▸ INSTRUCTIONS TO FOLLOW: Return, exactly as written, the run of lines that begins at the line containing "Recreate this image" and ends at the line containing "const step = x.step();". Nothing outside that run belongs in the answer.

▸ ENTRIES:
___
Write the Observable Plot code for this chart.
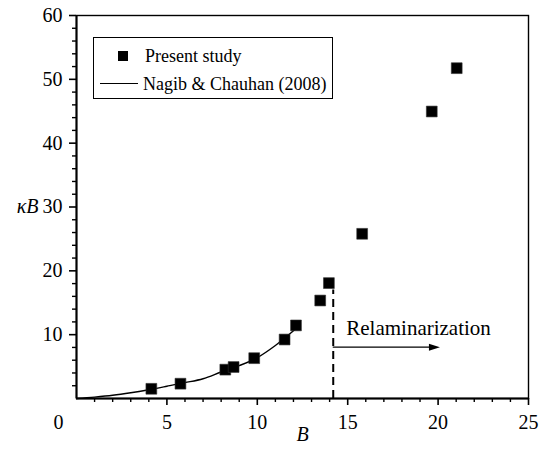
___
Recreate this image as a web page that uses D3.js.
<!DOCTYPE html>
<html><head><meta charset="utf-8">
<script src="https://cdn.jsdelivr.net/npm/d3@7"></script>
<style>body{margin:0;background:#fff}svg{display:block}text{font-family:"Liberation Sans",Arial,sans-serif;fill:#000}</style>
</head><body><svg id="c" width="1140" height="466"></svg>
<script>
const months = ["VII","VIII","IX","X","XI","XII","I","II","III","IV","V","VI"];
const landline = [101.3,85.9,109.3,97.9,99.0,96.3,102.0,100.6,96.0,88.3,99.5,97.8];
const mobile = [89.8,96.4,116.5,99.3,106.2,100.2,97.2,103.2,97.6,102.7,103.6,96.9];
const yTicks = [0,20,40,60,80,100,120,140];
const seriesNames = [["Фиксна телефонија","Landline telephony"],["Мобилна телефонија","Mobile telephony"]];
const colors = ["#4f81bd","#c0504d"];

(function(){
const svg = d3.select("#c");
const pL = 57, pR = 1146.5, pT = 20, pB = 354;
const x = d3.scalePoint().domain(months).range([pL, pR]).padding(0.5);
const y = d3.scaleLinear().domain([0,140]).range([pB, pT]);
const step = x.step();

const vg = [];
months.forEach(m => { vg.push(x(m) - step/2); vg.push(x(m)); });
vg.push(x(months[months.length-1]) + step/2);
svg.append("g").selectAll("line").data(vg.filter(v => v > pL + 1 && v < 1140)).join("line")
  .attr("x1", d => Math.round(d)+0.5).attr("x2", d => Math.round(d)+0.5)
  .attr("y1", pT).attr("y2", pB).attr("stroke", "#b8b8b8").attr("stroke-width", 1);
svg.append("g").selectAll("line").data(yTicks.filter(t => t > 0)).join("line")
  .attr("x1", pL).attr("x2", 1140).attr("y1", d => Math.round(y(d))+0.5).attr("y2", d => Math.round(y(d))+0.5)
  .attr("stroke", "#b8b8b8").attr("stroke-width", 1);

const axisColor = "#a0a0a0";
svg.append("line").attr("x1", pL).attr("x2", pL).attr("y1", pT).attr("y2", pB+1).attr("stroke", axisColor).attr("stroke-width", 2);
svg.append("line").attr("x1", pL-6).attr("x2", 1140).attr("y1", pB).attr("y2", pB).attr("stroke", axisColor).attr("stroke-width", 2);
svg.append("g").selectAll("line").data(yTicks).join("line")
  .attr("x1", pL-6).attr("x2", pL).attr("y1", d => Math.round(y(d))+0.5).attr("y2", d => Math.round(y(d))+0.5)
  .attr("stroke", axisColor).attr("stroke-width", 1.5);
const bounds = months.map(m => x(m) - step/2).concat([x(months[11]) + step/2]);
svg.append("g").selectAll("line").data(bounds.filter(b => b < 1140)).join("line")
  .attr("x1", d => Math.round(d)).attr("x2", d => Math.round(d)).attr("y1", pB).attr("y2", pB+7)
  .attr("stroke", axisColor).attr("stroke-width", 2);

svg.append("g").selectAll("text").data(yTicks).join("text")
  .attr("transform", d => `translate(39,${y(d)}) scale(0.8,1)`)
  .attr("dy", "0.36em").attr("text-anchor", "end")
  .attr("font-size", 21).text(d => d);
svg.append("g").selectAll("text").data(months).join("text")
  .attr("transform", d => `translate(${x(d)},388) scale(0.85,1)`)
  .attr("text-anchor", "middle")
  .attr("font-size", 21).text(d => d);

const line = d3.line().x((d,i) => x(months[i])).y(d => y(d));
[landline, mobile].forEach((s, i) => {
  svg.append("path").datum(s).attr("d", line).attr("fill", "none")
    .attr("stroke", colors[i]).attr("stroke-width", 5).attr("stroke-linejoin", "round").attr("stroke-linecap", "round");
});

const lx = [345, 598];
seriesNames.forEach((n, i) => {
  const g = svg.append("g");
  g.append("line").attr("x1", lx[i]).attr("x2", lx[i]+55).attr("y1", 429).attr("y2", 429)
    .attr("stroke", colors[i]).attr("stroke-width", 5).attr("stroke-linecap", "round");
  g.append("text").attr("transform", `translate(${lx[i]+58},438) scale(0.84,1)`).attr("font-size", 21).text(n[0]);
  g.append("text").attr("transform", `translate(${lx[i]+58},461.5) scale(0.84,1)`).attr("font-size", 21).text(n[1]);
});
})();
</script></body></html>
___
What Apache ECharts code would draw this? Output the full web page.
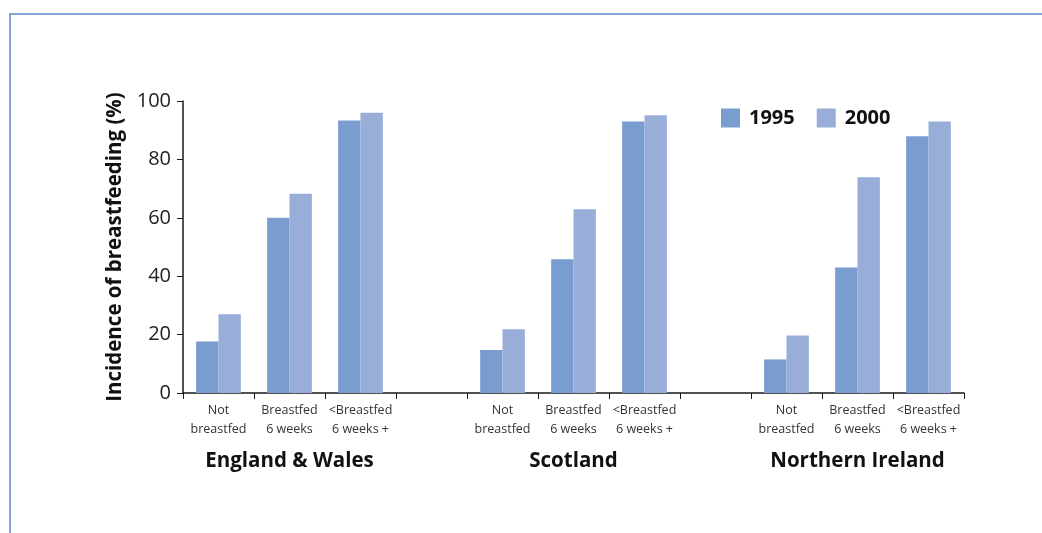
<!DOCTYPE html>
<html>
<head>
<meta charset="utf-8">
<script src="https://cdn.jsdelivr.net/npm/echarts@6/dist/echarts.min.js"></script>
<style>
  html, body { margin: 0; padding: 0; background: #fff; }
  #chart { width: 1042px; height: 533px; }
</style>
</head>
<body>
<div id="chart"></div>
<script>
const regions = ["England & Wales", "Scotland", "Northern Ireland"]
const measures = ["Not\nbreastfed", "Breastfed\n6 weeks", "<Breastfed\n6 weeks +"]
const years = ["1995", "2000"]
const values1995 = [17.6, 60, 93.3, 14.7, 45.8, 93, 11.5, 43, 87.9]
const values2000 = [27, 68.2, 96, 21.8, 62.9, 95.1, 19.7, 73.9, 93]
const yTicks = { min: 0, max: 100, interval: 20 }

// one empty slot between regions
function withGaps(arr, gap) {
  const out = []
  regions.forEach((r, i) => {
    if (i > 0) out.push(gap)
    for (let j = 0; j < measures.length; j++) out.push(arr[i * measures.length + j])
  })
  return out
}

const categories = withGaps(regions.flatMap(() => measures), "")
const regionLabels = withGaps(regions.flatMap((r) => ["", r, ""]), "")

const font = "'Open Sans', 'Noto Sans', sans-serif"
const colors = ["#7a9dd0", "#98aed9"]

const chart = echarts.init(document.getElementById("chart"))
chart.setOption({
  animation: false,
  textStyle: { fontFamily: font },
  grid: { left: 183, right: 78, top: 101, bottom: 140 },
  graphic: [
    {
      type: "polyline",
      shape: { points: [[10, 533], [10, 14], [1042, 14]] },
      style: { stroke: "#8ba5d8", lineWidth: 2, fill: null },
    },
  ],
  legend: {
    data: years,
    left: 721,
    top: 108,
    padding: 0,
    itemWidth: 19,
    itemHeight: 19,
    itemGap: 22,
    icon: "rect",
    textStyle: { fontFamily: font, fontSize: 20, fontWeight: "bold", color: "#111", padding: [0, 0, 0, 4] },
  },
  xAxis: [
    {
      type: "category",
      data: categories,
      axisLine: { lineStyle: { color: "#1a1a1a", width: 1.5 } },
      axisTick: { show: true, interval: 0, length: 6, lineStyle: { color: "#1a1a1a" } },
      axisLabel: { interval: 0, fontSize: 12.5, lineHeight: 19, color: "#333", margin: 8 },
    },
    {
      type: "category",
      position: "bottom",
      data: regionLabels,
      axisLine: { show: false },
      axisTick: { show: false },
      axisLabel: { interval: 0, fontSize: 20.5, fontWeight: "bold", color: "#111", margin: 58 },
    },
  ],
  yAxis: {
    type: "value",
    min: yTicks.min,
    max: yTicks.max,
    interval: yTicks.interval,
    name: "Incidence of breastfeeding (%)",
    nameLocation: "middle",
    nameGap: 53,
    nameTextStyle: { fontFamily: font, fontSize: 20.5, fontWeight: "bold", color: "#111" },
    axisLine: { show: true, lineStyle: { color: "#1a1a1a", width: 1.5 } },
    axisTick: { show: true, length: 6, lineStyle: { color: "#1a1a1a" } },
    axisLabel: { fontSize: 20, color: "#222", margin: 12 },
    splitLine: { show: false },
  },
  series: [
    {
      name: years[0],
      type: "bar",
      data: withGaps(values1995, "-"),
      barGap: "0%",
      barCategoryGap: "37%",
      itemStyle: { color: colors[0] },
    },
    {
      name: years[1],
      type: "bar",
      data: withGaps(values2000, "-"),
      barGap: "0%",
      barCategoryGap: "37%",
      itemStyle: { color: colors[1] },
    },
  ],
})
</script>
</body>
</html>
___
▸ TASK ANSWER:
Recreate this image as a web page that uses D3.js.
<!DOCTYPE html>
<html><head><meta charset="utf-8">
<script src="https://cdn.jsdelivr.net/npm/d3@7"></script>
<style>body{margin:0;background:#fff}svg{display:block}text{font-family:"Liberation Sans",Arial,sans-serif;fill:#000}</style>
</head><body><svg id="c" width="1140" height="466"></svg>
<script>
const months = ["VII","VIII","IX","X","XI","XII","I","II","III","IV","V","VI"];
const landline = [101.3,85.9,109.3,97.9,99.0,96.3,102.0,100.6,96.0,88.3,99.5,97.8];
const mobile = [89.8,96.4,116.5,99.3,106.2,100.2,97.2,103.2,97.6,102.7,103.6,96.9];
const yTicks = [0,20,40,60,80,100,120,140];
const seriesNames = [["Фиксна телефонија","Landline telephony"],["Мобилна телефонија","Mobile telephony"]];
const colors = ["#4f81bd","#c0504d"];

(function(){
const svg = d3.select("#c");
const pL = 57, pR = 1146.5, pT = 20, pB = 354;
const x = d3.scalePoint().domain(months).range([pL, pR]).padding(0.5);
const y = d3.scaleLinear().domain([0,140]).range([pB, pT]);
const step = x.step();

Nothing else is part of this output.